Yeah. But the outsiders know all that too. This isn't their first hog auction. Judge told me about another cause he's involved in. The other side held a big parade in Washington. His people were banned from marching.
So they held their placards against their chests to hide their sentiments, infiltrated the parade, then raised their placards and marched backwards into the parade disrupting the whole thing but also getting lots of on-air exposure for their placards.
"We will have to be imaginative," he said speaking of preparations for Dallas on November 22.
Many months ago when he and I spoke, he mentioned the idea of entering the storm sewers a few blocks away from Dealey Plaza and popping out at just the right moment. He's still mulling that one, but he's also thinking in terms of very large visible displays that could be staged just outside the security perimeter of the event.

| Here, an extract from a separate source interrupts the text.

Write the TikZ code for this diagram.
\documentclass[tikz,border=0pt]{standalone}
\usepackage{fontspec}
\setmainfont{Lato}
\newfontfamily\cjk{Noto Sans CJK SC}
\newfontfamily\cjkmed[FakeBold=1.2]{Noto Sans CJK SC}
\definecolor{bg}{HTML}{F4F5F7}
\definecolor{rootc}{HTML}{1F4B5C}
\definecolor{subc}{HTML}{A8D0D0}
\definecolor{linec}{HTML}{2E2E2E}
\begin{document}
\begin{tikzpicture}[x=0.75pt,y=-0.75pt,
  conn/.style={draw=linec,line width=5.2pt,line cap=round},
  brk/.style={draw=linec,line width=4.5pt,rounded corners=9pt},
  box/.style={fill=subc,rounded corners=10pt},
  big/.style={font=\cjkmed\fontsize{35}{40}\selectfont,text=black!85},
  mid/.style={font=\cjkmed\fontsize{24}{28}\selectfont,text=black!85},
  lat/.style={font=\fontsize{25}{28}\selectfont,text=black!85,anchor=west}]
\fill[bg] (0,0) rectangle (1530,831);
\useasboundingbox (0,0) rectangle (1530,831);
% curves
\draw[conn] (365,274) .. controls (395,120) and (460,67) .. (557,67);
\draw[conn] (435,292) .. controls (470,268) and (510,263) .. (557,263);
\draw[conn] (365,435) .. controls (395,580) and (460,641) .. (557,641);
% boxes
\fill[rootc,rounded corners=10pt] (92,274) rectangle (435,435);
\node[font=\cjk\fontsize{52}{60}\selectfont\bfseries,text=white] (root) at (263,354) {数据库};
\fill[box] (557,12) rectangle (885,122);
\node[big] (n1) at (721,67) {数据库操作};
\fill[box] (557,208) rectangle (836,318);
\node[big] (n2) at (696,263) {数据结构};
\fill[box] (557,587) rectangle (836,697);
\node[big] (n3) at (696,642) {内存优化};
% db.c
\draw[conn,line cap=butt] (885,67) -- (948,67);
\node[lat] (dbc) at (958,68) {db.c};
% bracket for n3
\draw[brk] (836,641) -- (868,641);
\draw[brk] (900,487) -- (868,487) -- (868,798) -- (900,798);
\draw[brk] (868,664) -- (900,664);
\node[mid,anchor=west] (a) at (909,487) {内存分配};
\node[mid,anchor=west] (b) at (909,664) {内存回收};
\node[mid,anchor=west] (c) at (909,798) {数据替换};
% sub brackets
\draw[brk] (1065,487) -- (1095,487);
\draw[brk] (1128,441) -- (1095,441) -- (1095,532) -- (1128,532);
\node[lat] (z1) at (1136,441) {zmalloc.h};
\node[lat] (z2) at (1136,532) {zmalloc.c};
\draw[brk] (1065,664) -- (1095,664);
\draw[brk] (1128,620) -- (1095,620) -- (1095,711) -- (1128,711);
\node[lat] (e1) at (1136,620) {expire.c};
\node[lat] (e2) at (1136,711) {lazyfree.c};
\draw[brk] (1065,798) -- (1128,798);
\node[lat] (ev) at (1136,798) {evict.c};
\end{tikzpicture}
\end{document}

And that brings us to the last piece of this grisly puzzle. Altshuler told the very small group at last week's event that a wealthy Dallas man had contributed half a million dollars for security for the event. That's one heck of a lot of scary head-crackers in helmets with big ugly visors.

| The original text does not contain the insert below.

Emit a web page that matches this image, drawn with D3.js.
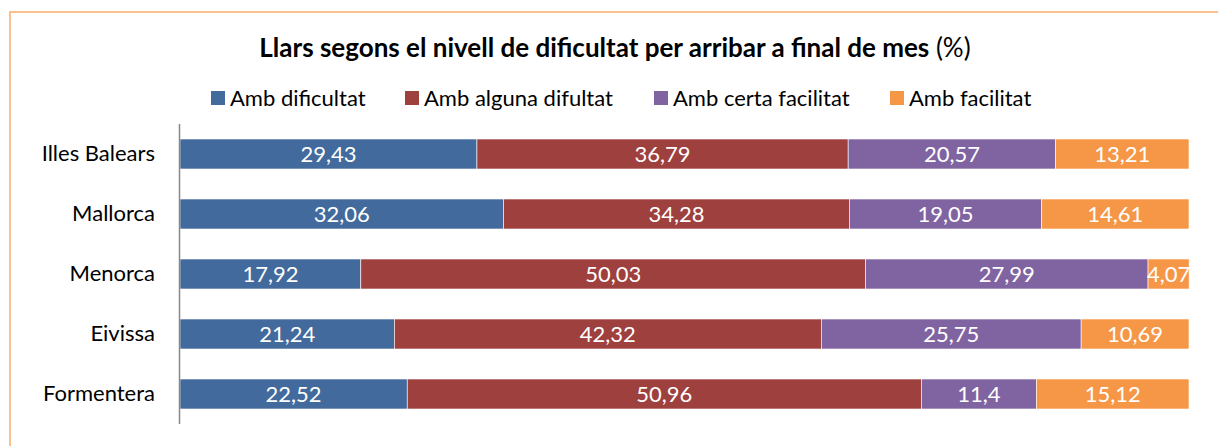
<!DOCTYPE html>
<html>
<head>
<meta charset="utf-8">
<script src="https://cdn.jsdelivr.net/npm/d3@7"></script>
<style>
  body { margin: 0; background: #fff; }
  svg text { font-family: Lato, "Open Sans", sans-serif; }
</style>
</head>
<body>
<svg id="chart" width="1218" height="446"></svg>
<script>
var categories = ["Illes Balears", "Mallorca", "Menorca", "Eivissa", "Formentera"];
var seriesNames = ["Amb dificultat", "Amb alguna difultat", "Amb certa facilitat", "Amb facilitat"];
var dificultat = [29.43, 32.06, 17.92, 21.24, 22.52];
var alguna = [36.79, 34.28, 50.03, 42.32, 50.96];
var certa = [20.57, 19.05, 27.99, 25.75, 11.4];
var facilitat = [13.21, 14.61, 4.07, 10.69, 15.12];
var colors = ["#426a9c", "#9e403e", "#8064a2", "#f69747"];

var svg = d3.select("#chart"),
    margin = {top: 124, right: 29, bottom: 22, left: 180},
    width = 1218 - margin.left - margin.right,
    height = 446 - margin.top - margin.bottom;

// chart frame
svg.append("rect")
    .attr("x", 10).attr("y", 12)
    .attr("width", 1230).attr("height", 460)
    .attr("fill", "none")
    .attr("stroke", "#fac090")
    .attr("stroke-width", 2);

var table = categories.map(function(c, i) {
  return {cat: c, 0: dificultat[i], 1: alguna[i], 2: certa[i], 3: facilitat[i]};
});
var stack = d3.stack().keys([0, 1, 2, 3])(table);

var x = d3.scaleLinear().domain([0, 100]).range([0, width]);
var y = d3.scaleBand().domain(categories).range([0, height]).paddingInner(0.5).paddingOuter(0.25);

var g = svg.append("g")
    .attr("transform", "translate(" + margin.left + "," + margin.top + ")");

var layer = g.selectAll(".layer")
  .data(stack)
  .enter().append("g")
    .attr("fill", function(d) { return colors[d.key]; });

layer.selectAll("rect")
  .data(function(d) { return d; })
  .enter().append("rect")
    .attr("x", function(d) { return x(d[0]); })
    .attr("y", function(d) { return y(d.data.cat); })
    .attr("width", function(d) { return x(d[1]) - x(d[0]); })
    .attr("height", y.bandwidth())
    .attr("stroke", "#fff")
    .attr("stroke-width", 0.6);

layer.selectAll("text")
  .data(function(d) { return d.map(function(p) { return {p: p, key: d.key}; }); })
  .enter().append("text")
    .attr("x", function(d) { return (x(d.p[0]) + x(d.p[1])) / 2; })
    .attr("y", function(d) { return y(d.p.data.cat) + y.bandwidth() / 2; })
    .attr("dy", "0.36em")
    .attr("text-anchor", "middle")
    .attr("fill", "#fff")
    .style("font-size", "22px")
    .text(function(d) { return String(d.p.data[d.key]).replace(".", ","); });

var yAxis = g.append("g")
    .call(d3.axisLeft(y).tickSize(0).tickPadding(25));
yAxis.select(".domain").attr("stroke", "#888").attr("stroke-width", 1.5).attr("d", "M-0.5,0V" + height);
yAxis.selectAll("text")
    .style("font-size", "22px")
    .attr("fill", "#000");

// title
var title = svg.append("text")
    .attr("x", 615).attr("y", 57)
    .attr("text-anchor", "middle")
    .style("font-size", "26px")
    .attr("fill", "#000");
title.append("tspan").attr("font-weight", "bold").text("Llars segons el nivell de dificultat per arribar a final de mes");
title.append("tspan").text(" (%)");

// legend
var legendX = [211, 405, 654, 890];
var legend = svg.selectAll(".legend")
  .data(seriesNames)
  .enter().append("g")
    .attr("transform", function(d, i) { return "translate(" + legendX[i] + ",91)"; });
legend.append("rect")
    .attr("width", 14).attr("height", 14)
    .attr("fill", function(d, i) { return colors[i]; });
legend.append("text")
    .attr("x", 19).attr("y", 7)
    .attr("dy", "0.36em")
    .style("font-size", "22px")
    .attr("fill", "#000")
    .text(function(d) { return d; });
</script>
</body>
</html>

Did nobody here study the civil rights movement? Gandhi? South Africa? Oh, wait, I forgot. This is the hometown of the man who invented Shock and Awe. No, probably none of the people I'm talking about ever did study any of that stuff, so none of them understand that sending a bunch of baton-wielding, helmeted jackboots out to pepper spray and beat the shit out of American citizens trying to exercise their First Amendment rights plays straight into the other side's hands. The jackboots lose. Always.
None of it will make Dallas look good. It won't put anything behind us. In fact this will dredge up all the specters and wraiths of the past and dance them around the graveyard like corpses on puppet strings.
What does it really say, after all, this mania for control and suppression? Does it sound like an expression of grief? Since when is the hand of grief clenched in a fist? Why does grief need half a million bucks worth of security? I don't hear any grief in it, really. I hear fear and wrath.
That will be the big takeaway, the story, if somebody doesn't find a way to soften this thing up. Dallas needs to throw open the gates, throw open its arms, throw those stupid tickets in a manhole, and let everybody and his dog in for a good old messy snot-blowing cry together. But Dallas doesn't do that. That is the point that will not be missed.